TO BE DONE: Leave the pictures out. Return all other data exactly.

** START OF SOURCE DATA **

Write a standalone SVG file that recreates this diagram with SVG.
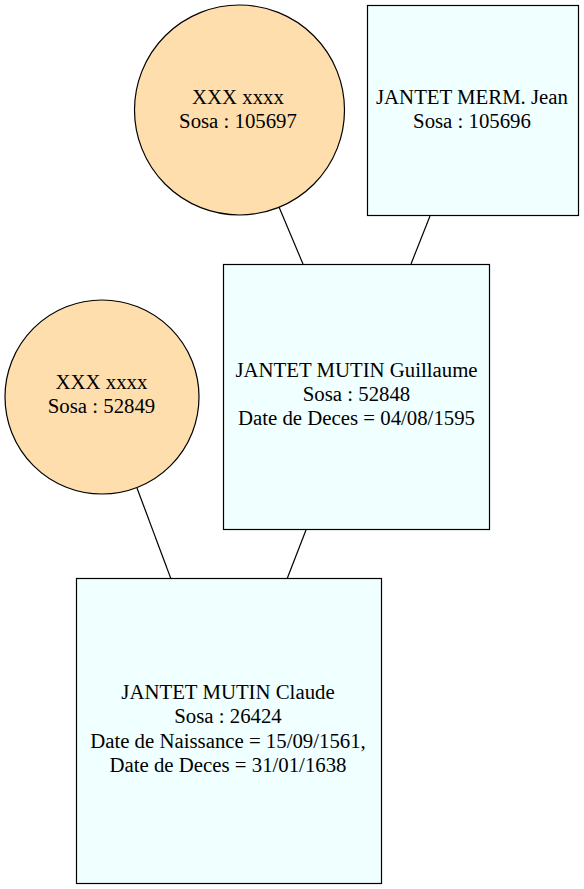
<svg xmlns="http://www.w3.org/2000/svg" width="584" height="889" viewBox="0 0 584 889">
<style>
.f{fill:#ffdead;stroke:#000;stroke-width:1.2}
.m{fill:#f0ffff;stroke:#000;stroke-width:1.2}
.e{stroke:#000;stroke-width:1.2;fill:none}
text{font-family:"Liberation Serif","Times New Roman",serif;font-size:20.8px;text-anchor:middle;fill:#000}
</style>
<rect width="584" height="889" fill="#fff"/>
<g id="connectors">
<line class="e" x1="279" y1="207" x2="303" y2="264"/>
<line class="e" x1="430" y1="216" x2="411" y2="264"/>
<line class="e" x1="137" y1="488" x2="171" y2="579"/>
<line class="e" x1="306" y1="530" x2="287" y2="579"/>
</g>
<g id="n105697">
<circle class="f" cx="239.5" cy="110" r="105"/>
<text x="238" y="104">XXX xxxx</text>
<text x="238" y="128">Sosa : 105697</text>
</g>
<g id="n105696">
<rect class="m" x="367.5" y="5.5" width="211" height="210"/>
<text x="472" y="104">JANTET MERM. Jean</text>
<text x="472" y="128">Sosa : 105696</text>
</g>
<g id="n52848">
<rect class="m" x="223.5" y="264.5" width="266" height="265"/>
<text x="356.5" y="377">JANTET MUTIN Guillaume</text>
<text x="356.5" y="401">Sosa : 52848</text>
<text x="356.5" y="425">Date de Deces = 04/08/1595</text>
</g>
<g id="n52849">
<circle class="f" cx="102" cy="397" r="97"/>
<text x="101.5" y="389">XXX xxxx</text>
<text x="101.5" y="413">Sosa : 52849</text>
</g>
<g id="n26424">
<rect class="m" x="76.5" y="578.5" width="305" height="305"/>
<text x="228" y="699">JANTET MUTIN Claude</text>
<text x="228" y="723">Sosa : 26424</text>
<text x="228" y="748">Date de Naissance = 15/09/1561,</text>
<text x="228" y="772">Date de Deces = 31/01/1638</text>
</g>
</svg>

** END OF SOURCE DATA **

THE SOLUTION:
Write a standalone SVG file that recreates this diagram with SVG.
<svg xmlns="http://www.w3.org/2000/svg" width="584" height="889" viewBox="0 0 584 889">
<style>
.f{fill:#ffdead;stroke:#000;stroke-width:1.2}
.m{fill:#f0ffff;stroke:#000;stroke-width:1.2}
.e{stroke:#000;stroke-width:1.2;fill:none}
text{font-family:"Liberation Serif","Times New Roman",serif;font-size:20.8px;text-anchor:middle;fill:#000}
</style>
<rect width="584" height="889" fill="#fff"/>
<g id="connectors">
<line class="e" x1="279" y1="207" x2="303" y2="264"/>
<line class="e" x1="430" y1="216" x2="411" y2="264"/>
<line class="e" x1="137" y1="488" x2="171" y2="579"/>
<line class="e" x1="306" y1="530" x2="287" y2="579"/>
</g>
<g id="n105697">
<circle class="f" cx="239.5" cy="110" r="105"/>
<text x="238" y="104">XXX xxxx</text>
<text x="238" y="128">Sosa : 105697</text>
</g>
<g id="n105696">
<rect class="m" x="367.5" y="5.5" width="211" height="210"/>
<text x="472" y="104">JANTET MERM. Jean</text>
<text x="472" y="128">Sosa : 105696</text>
</g>
<g id="n52848">
<rect class="m" x="223.5" y="264.5" width="266" height="265"/>
<text x="356.5" y="377">JANTET MUTIN Guillaume</text>
<text x="356.5" y="401">Sosa : 52848</text>
<text x="356.5" y="425">Date de Deces = 04/08/1595</text>
</g>
<g id="n52849">
<circle class="f" cx="102" cy="397" r="97"/>
<text x="101.5" y="389">XXX xxxx</text>
<text x="101.5" y="413">Sosa : 52849</text>
</g>
<g id="n26424">
<rect class="m" x="76.5" y="578.5" width="305" height="305"/>
<text x="228" y="699">JANTET MUTIN Claude</text>
<text x="228" y="723">Sosa : 26424</text>
<text x="228" y="748">Date de Naissance = 15/09/1561,</text>
<text x="228" y="772">Date de Deces = 31/01/1638</text>
</g>
</svg>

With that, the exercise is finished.